Background: Impaired insight into illness is common during early psychosis and has been associated with treatment delays and poorer long-term outcomes. The relationship between patients' insight into illness and their caregivers' knowledge about psychosis is putatively associated with treatment outcome but there is limited research about this. This pilot study was designed to test the hypothesis that caregivers' levels of insight into illness is associated with patients' insight into illness in early psychosis and would be related to caregivers' levels of critical, rejecting attitudes toward patients.
Methods: Patients with schizophrenia or schizoaffective disorder within 5 years of psychosis onset (n=14) and caregivers (n=14) of the patients' choosing were studied. Insight into illness was assessed in patients using the Scale to assess Unawareness of Mental Disorder (SUMD). Caregiver insight into illness was assessed with a modified version of the SUMD with questions rephrased to probe caregivers' understanding of the patients' illness. Caregivers' critical attitudes toward patients were assessed with the Patient Rejection Scale (PRS).

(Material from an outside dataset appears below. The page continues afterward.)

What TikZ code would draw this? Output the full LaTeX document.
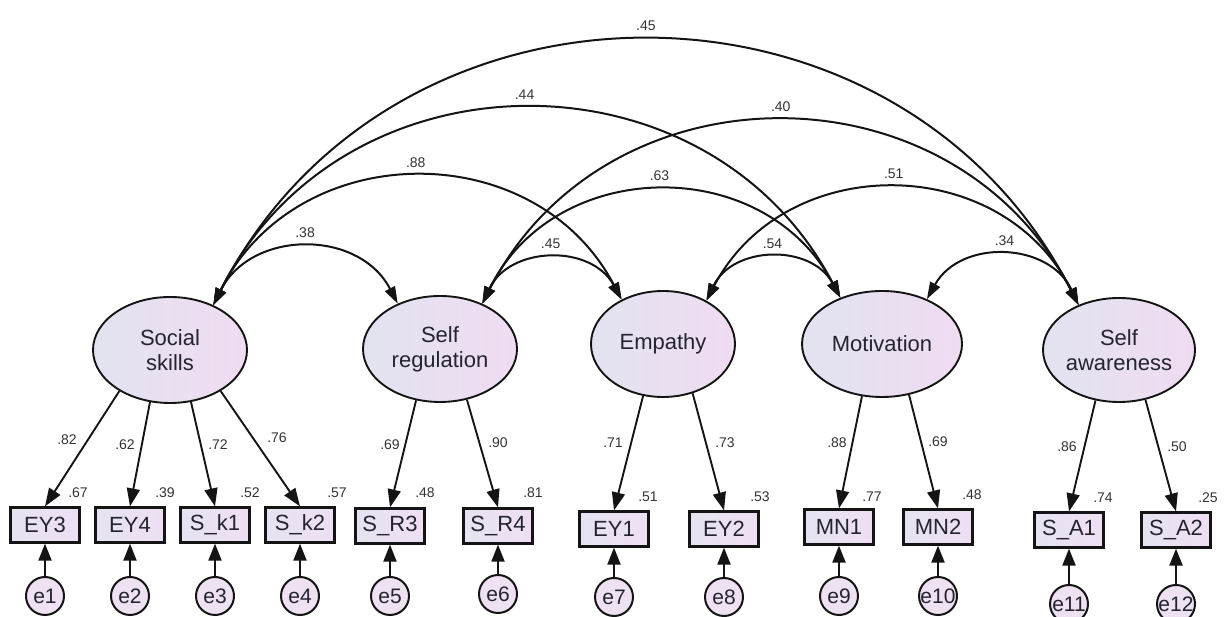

Results: Significant correlations were found between patients' and caregivers' awareness of need for treatment (r=.55, p=.02), awareness of symptoms (r=.48, p=.04) and between caregivers' awareness of illness and critical attitudes toward patients (r=.65, p=.01).
Conclusions: These findings suggest that caregivers' emotional characteristics and levels of insight into illness may be related to insight into illness in patients. Implications for family psychoeducational approaches to impairments of insight into illness during early psychosis are discussed.